I have also decided that rest is great.  To put things into perspective, I used to lift 5 days per week, about 60-90 minutes per workout.  Then I went through a phase of strength training 3 times per week for 15 minutes at a time.  Don’t let the time fool you, it was brutal.  Now, I strength train 3 days a week for about 45 minutes per session.  That is my sweet spot.  This is very similar to the Small Group Training program that we run at the Yakima Athletic Club.  The rest of my days are filled with 30 minute cardio sessions, walking on the golf course, Pickleball, or…rest.

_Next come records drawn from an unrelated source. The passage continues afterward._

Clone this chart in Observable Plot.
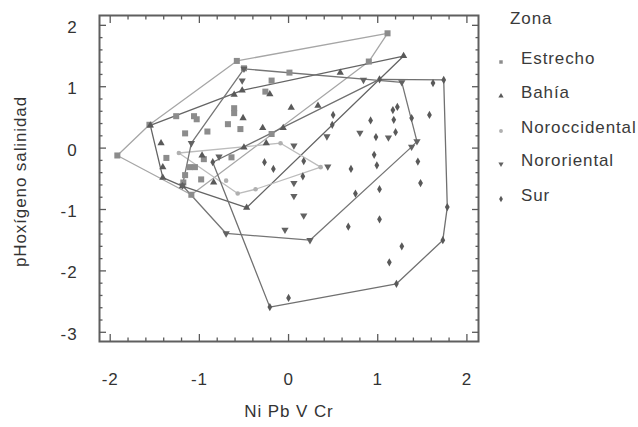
<!DOCTYPE html>
<html><head><meta charset="utf-8">
<script src="https://cdn.jsdelivr.net/npm/d3@7"></script>
<script src="https://cdn.jsdelivr.net/npm/@observablehq/plot@0.6"></script>
<style>
body{margin:0;background:#fff;}
#wrap{position:relative;width:638px;height:427px;font-family:"Liberation Sans",Arial,sans-serif;color:#3a3a3a;}
.lg{position:absolute;font-size:17px;letter-spacing:0.9px;line-height:20px;white-space:nowrap;}
.lm{position:absolute;}
</style></head>
<body><div id="wrap"></div>
<script>
const zones = ["Estrecho","Bahía","Noroccidental","Nororiental","Sur"];
const estrecho = [[-1.92,-0.12],[-1.56,0.38],[-1.26,0.52],[-0.58,1.42],[-0.50,1.30],[-0.19,1.10],[-0.26,0.92],[0.01,1.23],[0.90,1.41],[1.11,1.87],[-1.06,0.52],[-1.03,0.47],[-0.61,0.65],[-0.61,0.57],[-0.68,0.39],[-0.91,0.27],[-0.54,0.31],[-1.16,0.24],[-0.19,0.23],[-1.37,-0.16],[-0.95,-0.18],[-0.64,-0.15],[-1.11,-0.31],[-1.05,-0.31],[-1.16,-0.44],[-0.98,-0.51],[-1.18,-0.56],[-1.09,-0.76]];
const bahia = [[-1.55,0.37],[-1.43,0.08],[-1.41,-0.31],[-1.41,-0.48],[-1.19,-0.62],[-0.84,-0.56],[-0.47,-0.97],[-0.97,-0.12],[-0.61,0.87],[-0.52,0.94],[-0.51,0.49],[-0.29,0.33],[-0.06,0.33],[-0.25,0.08],[-0.50,0.01],[-0.21,0.88],[0.03,0.66],[0.33,0.69],[0.58,1.23],[1.29,1.50]];
const noroccidental = [[-1.23,-0.08],[-0.09,0.08],[0.36,-0.31],[-0.37,-0.67],[-0.57,-0.74],[-0.70,-0.53]];
const nororiental = [[-0.50,1.29],[-0.52,1.10],[0.84,1.11],[1.27,1.07],[1.44,0.11],[1.38,0.02],[0.43,0.19],[0.80,0.25],[1.12,0.17],[0.06,0.04],[0.44,-0.30],[0.06,-0.57],[0.06,-0.78],[0.17,-1.10],[-0.04,-1.33],[0.24,-1.50],[-0.70,-1.39],[-0.78,-0.14],[-1.09,0.08],[-1.19,-0.61]];
const sur = [[-0.85,-0.23],[-0.27,-0.23],[-0.17,-0.34],[1.62,1.06],[1.74,1.11],[1.02,1.12],[1.17,0.62],[1.22,0.67],[1.38,0.49],[1.58,0.54],[1.18,0.46],[0.92,0.45],[0.50,0.54],[0.49,0.38],[0.98,0.18],[1.20,0.26],[0.96,-0.11],[0.99,-0.28],[1.45,-0.22],[1.48,-0.57],[0.70,-0.34],[0.17,-0.21],[0.16,-0.46],[1.02,-0.67],[0.75,-0.74],[1.02,-1.16],[0.67,-1.28],[1.27,-1.60],[1.13,-1.86],[1.21,-2.21],[0.00,-2.44],[-0.21,-2.59],[1.78,-0.96],[1.73,-1.50]];
const xTickLabels = [-2,-1,0,1,2];
const yTickLabels = [-3,-2,-1,0,1,2];
const xLabel = "Ni Pb V Cr";
const yLabel = "pHoxígeno salinidad";
const legendTitle = "Zona";

const sqrt3 = Math.sqrt(3);
const triangleDown = {draw(context, size) {
  const y = -Math.sqrt(size / (sqrt3 * 3));
  context.moveTo(0, -y * 2);
  context.lineTo(-sqrt3 * y, y);
  context.lineTo(sqrt3 * y, y);
  context.closePath();
}};
const groups = [
  {name: zones[0], data: estrecho, symbol: d3.symbolSquare, r: 3.4, fill: "#8c8c8c", hull: "#a6a6a6"},
  {name: zones[1], data: bahia, symbol: d3.symbolTriangle, r: 2.7, fill: "#595959", hull: "#646464"},
  {name: zones[2], data: noroccidental, symbol: d3.symbolCircle, r: 2.3, fill: "#b0b0b0", hull: "#bcbcbc"},
  {name: zones[3], data: nororiental, symbol: triangleDown, r: 2.7, fill: "#626262", hull: "#757575"},
  {name: zones[4], data: sur, symbol: d3.symbolDiamond, r: 2.5, fill: "#595959", hull: "#707070"}
];

const round = v => Math.round(v * 10) / 10;
const xMinor = d3.range(-20, 21, 2).map(v => round(v / 10)).filter(v => !xTickLabels.includes(v));
const yMinor = d3.range(-30, 21, 2).map(v => round(v / 10)).filter(v => !yTickLabels.includes(v));
const tickColor = "#5a5a5a";
const blank = () => "";

const marks = [];
for (const g of groups) {
  marks.push(Plot.hull(g.data, {x: d => d[0], y: d => d[1], stroke: g.hull, strokeWidth: 1.3}));
}
for (const g of groups) {
  marks.push(Plot.dot(g.data, {x: d => d[0], y: d => d[1], symbol: g.symbol, r: g.r, fill: g.fill, stroke: "none"}));
}
marks.push(Plot.frame({stroke: "#5f5f5f", strokeWidth: 2}));
for (const [ticks, size] of [[xTickLabels, 7], [xMinor, 3.5]]) {
  marks.push(Plot.axisX(ticks, {anchor: "bottom", tickSize: size, dy: -size, tickFormat: blank, label: null, stroke: tickColor, strokeWidth: 1.3}));
  marks.push(Plot.axisX(ticks, {anchor: "top", tickSize: size, dy: size, tickFormat: blank, label: null, stroke: tickColor, strokeWidth: 1.3}));
}
for (const [ticks, size] of [[yTickLabels, 7], [yMinor, 3.5]]) {
  marks.push(Plot.axisY(ticks, {anchor: "left", tickSize: size, dx: size, tickFormat: blank, label: null, stroke: tickColor, strokeWidth: 1.3}));
  marks.push(Plot.axisY(ticks, {anchor: "right", tickSize: size, dx: -size, tickFormat: blank, label: null, stroke: tickColor, strokeWidth: 1.3}));
}
marks.push(Plot.axisX(xTickLabels, {anchor: "bottom", tickSize: 0, tickPadding: 31, tickFormat: d => String(d), label: null, fill: "#333"}));
marks.push(Plot.axisY(yTickLabels, {anchor: "left", tickSize: 0, tickPadding: 22, dy: 2, tickFormat: d => String(d), label: null, fill: "#333"}));
marks.push(Plot.text([xLabel], {text: d => d, frameAnchor: "bottom", lineAnchor: "middle", textAnchor: "middle", dy: 70, fill: "#333"}));
marks.push(Plot.text([yLabel], {text: d => d, frameAnchor: "left", textAnchor: "middle", lineAnchor: "middle", rotate: -90, dx: -79, dy: 3, fill: "#333"}));

const chart = Plot.plot({
  width: 638, height: 427,
  marginLeft: 99, marginRight: 160, marginTop: 15, marginBottom: 86,
  x: {domain: [-2.12, 2.13], label: null},
  y: {domain: [-3.15, 2.16], label: null},
  style: {fontFamily: '"Liberation Sans", Arial, sans-serif', fontSize: "17px", letterSpacing: "0.9px", background: "#fff", color: "#333"},
  marks
});
const wrap = document.getElementById("wrap");
wrap.appendChild(chart);

const title = document.createElement("div");
title.className = "lg"; title.textContent = legendTitle;
title.style.left = "510px"; title.style.top = "9px";
wrap.appendChild(title);
const rowY = [59, 93, 128, 161, 196];
groups.forEach((g, i) => {
  const t = document.createElement("div");
  t.className = "lg"; t.textContent = g.name;
  t.style.left = "521px"; t.style.top = (rowY[i] - 10) + "px";
  wrap.appendChild(t);
  const s = d3.create("svg").attr("class", "lm").attr("width", 10).attr("height", 10)
    .style("left", "496px").style("top", (rowY[i] - 2) + "px");
  s.append("path").attr("transform", "translate(5,5)")
    .attr("d", d3.symbol(g.symbol, 12)()).attr("fill", g.fill);
  wrap.appendChild(s.node());
});
</script>
</body></html>
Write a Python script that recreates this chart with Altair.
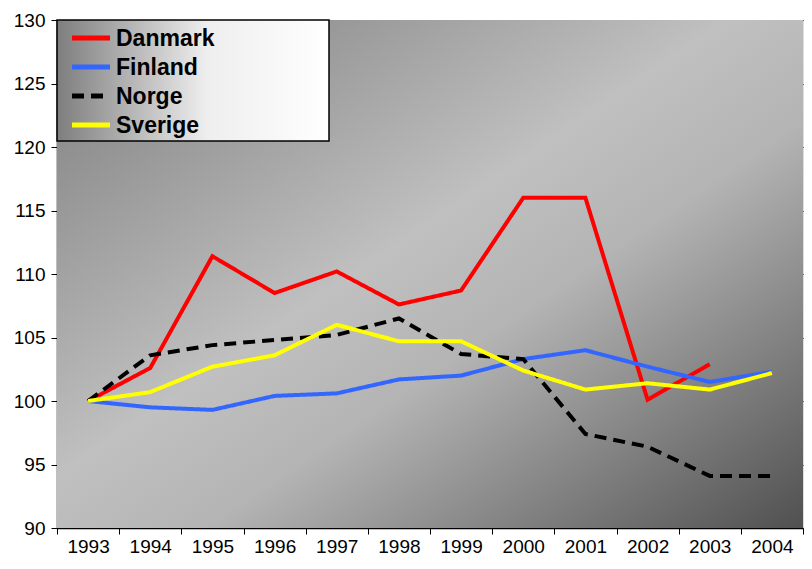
import altair as alt
import pandas as pd

years = [str(y) for y in range(1993, 2005)]
danmark = [100, 102.6, 111.4, 108.5, 110.2, 107.6, 108.7, 116.0, 116.0, 100.1, 102.9, None]
finland = [100, 99.5, 99.3, 100.4, 100.6, 101.7, 102.0, 103.3, 104.0, 102.7, 101.5, 102.3]
norge = [100, 103.6, 104.4, 104.8, 105.2, 106.5, 103.7, 103.3, 97.4, 96.4, 94.1, 94.1]
sverige = [100, 100.7, 102.7, 103.6, 106.0, 104.7, 104.7, 102.4, 100.9, 101.4, 100.9, 102.2]

series_names = ["Danmark", "Finland", "Norge", "Sverige"]
series_colors = ["#ff0000", "#3366ff", "#000000", "#ffff00"]
series_dash = [[1, 0], [1, 0], [12, 7], [1, 0]]
y_ticks = [90, 95, 100, 105, 110, 115, 120, 125, 130]

rows = []
for name, vals in zip(series_names, [danmark, finland, norge, sverige]):
    for yr, v in zip(years, vals):
        if v is not None:
            rows.append({"year": yr, "value": v, "country": name})
df = pd.DataFrame(rows)
leg_df = pd.DataFrame({"country": series_names})

W, H = 746, 508

color_scale = alt.Scale(domain=series_names, range=series_colors)
dash_scale = alt.Scale(domain=series_names, range=series_dash)

bg = alt.Chart(pd.DataFrame({"a": [0]})).mark_rect(
    fill=alt.Gradient(
        gradient="linear", x1=0, y1=0, x2=1, y2=1,
        stops=[
            alt.GradientStop(offset=0, color="#7c7c7c"),
            alt.GradientStop(offset=0.45, color="#c0c0c0"),
            alt.GradientStop(offset=0.6, color="#b4b4b4"),
            alt.GradientStop(offset=1, color="#505050"),
        ],
    )
).encode(x=alt.value(0), x2=alt.value(W), y=alt.value(0), y2=alt.value(H))

x_enc = alt.X(
    "year:O",
    sort=years,
    bandPosition=0.5,
    scale=alt.Scale(type="band", domain=years, paddingInner=0, paddingOuter=0),
    axis=alt.Axis(
        title=None, labelAngle=0, tickBand="extent", grid=False,
        labelFont="Liberation Sans", labelFontSize=19, labelColor="black",
        tickColor="black", domainColor="black", tickSize=6, labelPadding=3,
        domainWidth=1.5,
    ),
)
y_enc = alt.Y(
    "value:Q",
    scale=alt.Scale(domain=[90, 130], nice=False),
    axis=alt.Axis(
        title=None, values=y_ticks, grid=True, gridColor="black", gridWidth=1,
        labelFont="Liberation Sans", labelFontSize=19, labelColor="black",
        tickColor="black", domainColor="black", tickSize=6, labelPadding=6,
        domainWidth=1.5,
    ),
)

legend_box = alt.Chart(pd.DataFrame({"a": [0]})).mark_rect(
    fill=alt.Gradient(
        gradient="linear", x1=0, y1=0, x2=1, y2=0,
        stops=[
            alt.GradientStop(offset=0, color="#7e7e7e"),
            alt.GradientStop(offset=0.55, color="#eeeeee"),
            alt.GradientStop(offset=1, color="#ffffff"),
        ],
    ),
    stroke="black", strokeWidth=1.5,
).encode(x=alt.value(0), x2=alt.value(272), y=alt.value(0), y2=alt.value(121))

lines = alt.Chart(df).mark_line(strokeWidth=4).encode(
    x=x_enc,
    y=y_enc,
    color=alt.Color("country:N", scale=color_scale, legend=None),
    strokeDash=alt.StrokeDash("country:N", scale=dash_scale, legend=None),
)

leg_y = alt.Y(
    "country:N",
    scale=alt.Scale(type="point", domain=series_names, range=[18, 105], padding=0),
    axis=None,
)
leg_sym = alt.Chart(leg_df).mark_rule(strokeWidth=5).encode(
    x=alt.value(15), x2=alt.value(53), y=leg_y,
    color=alt.Color("country:N", scale=color_scale, legend=None),
    strokeDash=alt.StrokeDash("country:N", scale=dash_scale, legend=None),
)
leg_txt = alt.Chart(leg_df).mark_text(
    align="left", baseline="middle", font="Liberation Sans", fontSize=23,
    fontWeight="bold", color="black", dy=1,
).encode(x=alt.value(59), y=leg_y, text="country:N")

legend_layer = alt.layer(leg_sym, leg_txt)

chart = alt.layer(bg, legend_box, lines, legend_layer).resolve_scale(
    y="independent"
).properties(
    width=W, height=H, padding={"left": 5, "top": 3, "right": 0, "bottom": 0}
).configure_view(stroke=None).configure(background="white")

chart.save("out.html", embed_options={"renderer": "svg", "actions": False})
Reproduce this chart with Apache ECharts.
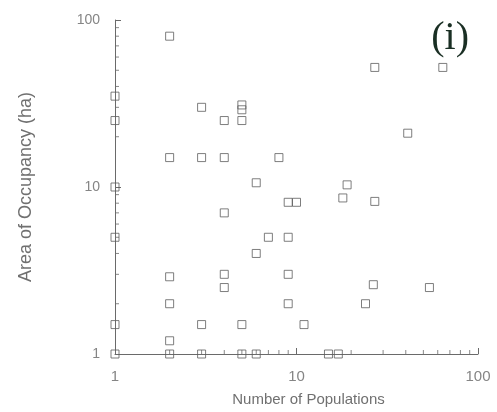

Really, if you stop and think about it, more reps, more time in the gym will get you results, but at what cost?  If you are training for a specific event, like an Ironman, which I have done, or a powerlifting meet, or you just have a specific goal you want to accomplish, you will need to put in those reps, or that time in the saddle. That just comes with the goal.   However, we need to remember, it is all reps counting against the total amount of reps your body has.  If we are constantly pounding our body into the dust with each workout, it may make us stronger in the short term, but how does it factor into our overall playspan? Our playspan is the timeframe that we are able to enjoy exercise and activity for the rest of our lives.

I plan on exercising for a long time.  I don’t plan on retiring from it.

So, this is my plan moving forward: 

  • 3 days of strength training per week, hitting all major muscle groups every workout, cycling through stability, endurance, and hypertrophy phases of strength training sprinkling in power with some of the workouts, all while keeping my HR at 60-80% of max, which I can track thanks to my MYZONE belt.
  • 2-4 days of at least 30 minutes of activity (running, swimming, golf, pickleball, etc) Remember, it is easier to do cardio if we enjoy it, so find something you like.
  • Keep a solid nutrition plan every day, every week, every month, every year. Enjoy the foods you like, but the majority of calories should be from a nutritious diet.  Eating healthy is a lifestyle, and when it is part of your overall life, you will maintain it.
  • 15 minutes of Mobility every day. This has been key to my recovery and overall performance.  I have been implementing it since the start of 2021 and I love it!  A good resource would be the book Becoming a Supple LeopardI realize this way of thinking is not for everybody and it may rub some people the wrong way, but it works for me.  The best thing we can do is talk to those who are in the same shape you want to be in 10, 20 and 30 years.  See what they do.  I would venture to say they have some similarities in their activity as those bullet points listed above.

    Stay consistent.  Seek out the advice of a good trainer to ensure proper form.  Make your workouts enjoyable and you will increase your overall playspan dramatically.  Hopefully we will all be working out for many years to come.